Give the data below again exactly as written, without its pictures.

───── Supplied material ─────

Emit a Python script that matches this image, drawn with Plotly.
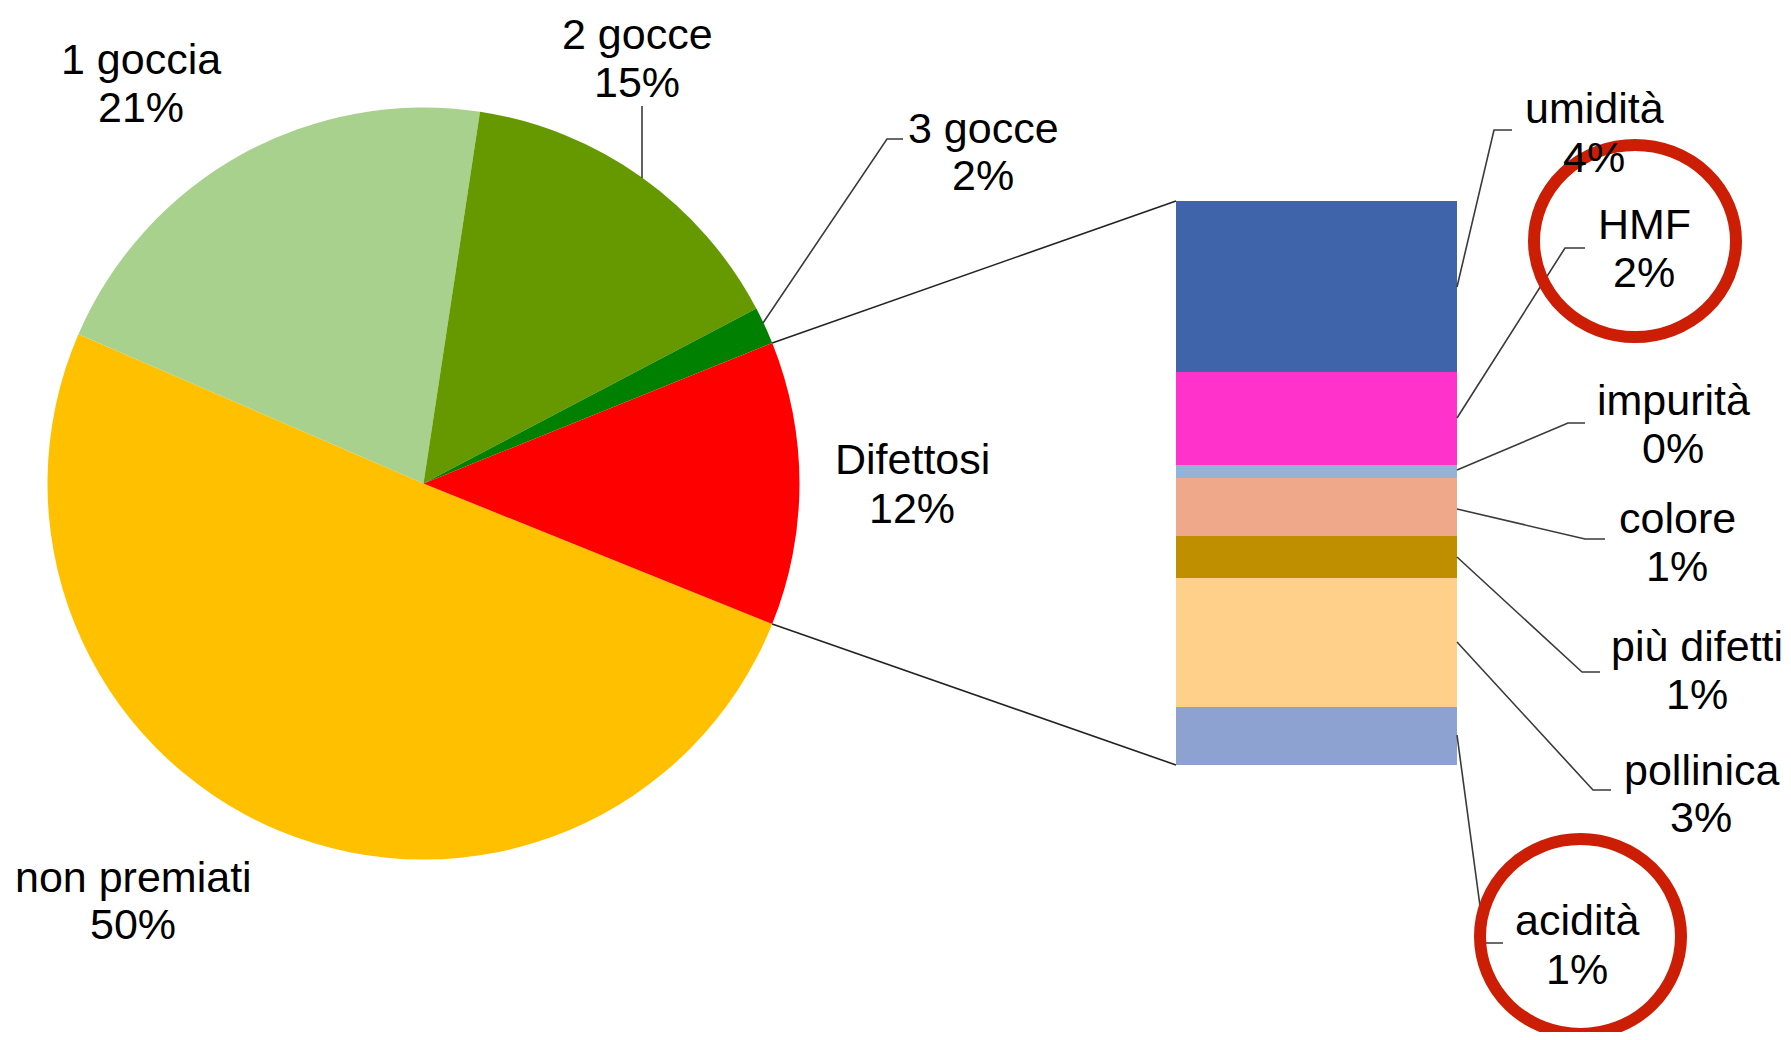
import plotly.graph_objects as go
import math

# ---------------- data ----------------
pie_labels = ["non premiati", "1 goccia", "2 gocce", "3 gocce", "Difettosi"]
pie_values = [50.4, 20.9, 14.9, 1.6, 12.2]
pie_colors = ["#FFC000", "#A9D18E", "#669900", "#008000", "#FF0000"]

sub_labels = ["umidità", "HMF", "impurità", "colore", "più difetti", "pollinica", "acidità"]
sub_values = [3.7, 2.0, 0.3, 1.25, 0.9, 2.8, 1.25]
sub_colors = ["#3F64A9", "#FF33CC", "#95B3D7", "#F0A88A", "#BF8F00", "#FFD08A", "#8EA2D2"]

# ---------------- layout helpers (pixel -> paper) ----------------
W, H, OFF = 1775, 1024, 8
def px(x):
    return (x - OFF) / W
def py(y):
    return 1 - (y - OFF) / H

FONT = "Liberation Sans, Arial, sans-serif"
FS = 43

# pie geometry
cx, cy, r = 423.5, 483.5, 376
# bar geometry
bx0, bx1, by0, by1 = 1176, 1457, 201, 765

fig = go.Figure()

d_share = pie_values[-1] / sum(pie_values)
rotation = 90 + d_share * 180  # centre the "Difettosi" slice at 3 o'clock

fig.add_trace(go.Pie(
    labels=pie_labels, values=pie_values, sort=False, direction="clockwise",
    rotation=rotation, marker=dict(colors=pie_colors, line=dict(width=0)),
    textinfo="none", hoverinfo="label+percent", showlegend=False,
    domain=dict(x=[px(cx - r), px(cx + r)], y=[py(cy + r), py(cy - r)]),
))

# stacked bar (bottom first)
for lab, val, col in reversed(list(zip(sub_labels, sub_values, sub_colors))):
    fig.add_trace(go.Bar(x=[0], y=[val], name=lab, width=1,
                         marker=dict(color=col, line=dict(width=0)),
                         showlegend=False, xaxis="x", yaxis="y"))

total_sub = sum(sub_values)
fig.update_layout(
    width=W, height=H, margin=dict(l=0, r=0, t=0, b=0),
    paper_bgcolor="white", plot_bgcolor="rgba(0,0,0,0)",
    barmode="stack", bargap=0,
    xaxis=dict(domain=[px(bx0), px(bx1)], range=[-0.5, 0.5], visible=False, fixedrange=True),
    yaxis=dict(domain=[py(by1), py(by0)], range=[0, total_sub], visible=False, fixedrange=True),
    font=dict(family=FONT, color="#000000"),
)

shapes = []
def seg(pts, color="#3A3A3A", w=1.6):
    path = "M " + " L ".join(f"{px(x)},{py(y)}" for x, y in pts)
    shapes.append(dict(type="path", path=path, xref="paper", yref="paper",
                       line=dict(color=color, width=w)))

# connector lines pie -> bar (edges of Difettosi slice)
half = d_share * math.pi
top_pt = (cx + r * math.cos(half), cy - r * math.sin(half))
bot_pt = (cx + r * math.cos(half), cy + r * math.sin(half))
seg([top_pt, (bx0, by0)], color="#222222", w=1.6)
seg([bot_pt, (bx0, by1)], color="#222222", w=1.6)

# leader lines
seg([(642, 178), (642, 106)])
seg([(763, 323), (887, 139), (903, 139)])
seg([(1457, 287), (1494, 130), (1512, 130)])
seg([(1457, 418), (1565, 248), (1585, 248)])
seg([(1457, 470), (1568, 423), (1585, 423)])
seg([(1457, 509), (1585, 539), (1605, 539)])
seg([(1457, 557), (1582, 672), (1600, 672)])
seg([(1457, 642), (1593, 790), (1611, 790)])
seg([(1457, 735), (1485, 943), (1503, 943)])

# red highlight ellipses
for (x0, y0, x1, y1) in [(1534, 145, 1736, 337), (1480, 839, 1681, 1034)]:
    shapes.append(dict(type="circle", xref="paper", yref="paper",
                       x0=px(x0), x1=px(x1), y0=py(y1), y1=py(y0),
                       line=dict(color="#CC1E05", width=12)))

# label positions (centre of each text line) in pixels
pie_label_pos = [((133, 877), (133, 924)), ((141, 59), (141, 107)), ((637, 34), (637, 82)),
                 ((983, 128), (983, 175)), ((912, 459), (912, 508))]
sub_label_pos = [((1594, 108), (1594, 157)), ((1644, 224), (1644, 272)), ((1673, 400), (1673, 448)),
                 ((1677, 518), (1677, 566)), ((1697, 646), (1697, 694)), ((1701, 770), (1701, 817)),
                 ((1577, 920), (1577, 969))]

annotations = []
def lab(text, x, y):
    annotations.append(dict(text=text, x=px(x), y=py(y), xref="paper", yref="paper",
                            showarrow=False, xanchor="center", yanchor="middle",
                            font=dict(family=FONT, size=FS, color="#000000")))

tot = sum(pie_values)
for name, v, (p1, p2) in zip(pie_labels, pie_values, pie_label_pos):
    lab(name, *p1)
    lab(f"{100 * v / tot:.0f}%", *p2)
for name, v, (p1, p2) in zip(sub_labels, sub_values, sub_label_pos):
    lab(name, *p1)
    lab(f"{100 * v / tot:.0f}%", *p2)

# draw the red circles above the text (as in the reference)
fig.update_layout(shapes=shapes, annotations=annotations)
for s in fig.layout.shapes:
    pass

fig.write_html("out.html")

─────

### Complete answer:
Emit a Python script that matches this image, drawn with Plotly.
import plotly.graph_objects as go
import math

# ---------------- data ----------------
pie_labels = ["non premiati", "1 goccia", "2 gocce", "3 gocce", "Difettosi"]
pie_values = [50.4, 20.9, 14.9, 1.6, 12.2]
pie_colors = ["#FFC000", "#A9D18E", "#669900", "#008000", "#FF0000"]

sub_labels = ["umidità", "HMF", "impurità", "colore", "più difetti", "pollinica", "acidità"]
sub_values = [3.7, 2.0, 0.3, 1.25, 0.9, 2.8, 1.25]
sub_colors = ["#3F64A9", "#FF33CC", "#95B3D7", "#F0A88A", "#BF8F00", "#FFD08A", "#8EA2D2"]

# ---------------- layout helpers (pixel -> paper) ----------------
W, H, OFF = 1775, 1024, 8
def px(x):
    return (x - OFF) / W
def py(y):
    return 1 - (y - OFF) / H

FONT = "Liberation Sans, Arial, sans-serif"
FS = 43

# pie geometry
cx, cy, r = 423.5, 483.5, 376
# bar geometry
bx0, bx1, by0, by1 = 1176, 1457, 201, 765

fig = go.Figure()

d_share = pie_values[-1] / sum(pie_values)
rotation = 90 + d_share * 180  # centre the "Difettosi" slice at 3 o'clock

fig.add_trace(go.Pie(
    labels=pie_labels, values=pie_values, sort=False, direction="clockwise",
    rotation=rotation, marker=dict(colors=pie_colors, line=dict(width=0)),
    textinfo="none", hoverinfo="label+percent", showlegend=False,
    domain=dict(x=[px(cx - r), px(cx + r)], y=[py(cy + r), py(cy - r)]),
))

# stacked bar (bottom first)
for lab, val, col in reversed(list(zip(sub_labels, sub_values, sub_colors))):
    fig.add_trace(go.Bar(x=[0], y=[val], name=lab, width=1,
                         marker=dict(color=col, line=dict(width=0)),
                         showlegend=False, xaxis="x", yaxis="y"))

total_sub = sum(sub_values)
fig.update_layout(
    width=W, height=H, margin=dict(l=0, r=0, t=0, b=0),
    paper_bgcolor="white", plot_bgcolor="rgba(0,0,0,0)",
    barmode="stack", bargap=0,
    xaxis=dict(domain=[px(bx0), px(bx1)], range=[-0.5, 0.5], visible=False, fixedrange=True),
    yaxis=dict(domain=[py(by1), py(by0)], range=[0, total_sub], visible=False, fixedrange=True),
    font=dict(family=FONT, color="#000000"),
)

shapes = []
def seg(pts, color="#3A3A3A", w=1.6):
    path = "M " + " L ".join(f"{px(x)},{py(y)}" for x, y in pts)
    shapes.append(dict(type="path", path=path, xref="paper", yref="paper",
                       line=dict(color=color, width=w)))

# connector lines pie -> bar (edges of Difettosi slice)
half = d_share * math.pi
top_pt = (cx + r * math.cos(half), cy - r * math.sin(half))
bot_pt = (cx + r * math.cos(half), cy + r * math.sin(half))
seg([top_pt, (bx0, by0)], color="#222222", w=1.6)
seg([bot_pt, (bx0, by1)], color="#222222", w=1.6)

# leader lines
seg([(642, 178), (642, 106)])
seg([(763, 323), (887, 139), (903, 139)])
seg([(1457, 287), (1494, 130), (1512, 130)])
seg([(1457, 418), (1565, 248), (1585, 248)])
seg([(1457, 470), (1568, 423), (1585, 423)])
seg([(1457, 509), (1585, 539), (1605, 539)])
seg([(1457, 557), (1582, 672), (1600, 672)])
seg([(1457, 642), (1593, 790), (1611, 790)])
seg([(1457, 735), (1485, 943), (1503, 943)])

# red highlight ellipses
for (x0, y0, x1, y1) in [(1534, 145, 1736, 337), (1480, 839, 1681, 1034)]:
    shapes.append(dict(type="circle", xref="paper", yref="paper",
                       x0=px(x0), x1=px(x1), y0=py(y1), y1=py(y0),
                       line=dict(color="#CC1E05", width=12)))

# label positions (centre of each text line) in pixels
pie_label_pos = [((133, 877), (133, 924)), ((141, 59), (141, 107)), ((637, 34), (637, 82)),
                 ((983, 128), (983, 175)), ((912, 459), (912, 508))]
sub_label_pos = [((1594, 108), (1594, 157)), ((1644, 224), (1644, 272)), ((1673, 400), (1673, 448)),
                 ((1677, 518), (1677, 566)), ((1697, 646), (1697, 694)), ((1701, 770), (1701, 817)),
                 ((1577, 920), (1577, 969))]

annotations = []
def lab(text, x, y):
    annotations.append(dict(text=text, x=px(x), y=py(y), xref="paper", yref="paper",
                            showarrow=False, xanchor="center", yanchor="middle",
                            font=dict(family=FONT, size=FS, color="#000000")))

tot = sum(pie_values)
for name, v, (p1, p2) in zip(pie_labels, pie_values, pie_label_pos):
    lab(name, *p1)
    lab(f"{100 * v / tot:.0f}%", *p2)
for name, v, (p1, p2) in zip(sub_labels, sub_values, sub_label_pos):
    lab(name, *p1)
    lab(f"{100 * v / tot:.0f}%", *p2)

# draw the red circles above the text (as in the reference)
fig.update_layout(shapes=shapes, annotations=annotations)
for s in fig.layout.shapes:
    pass

fig.write_html("out.html")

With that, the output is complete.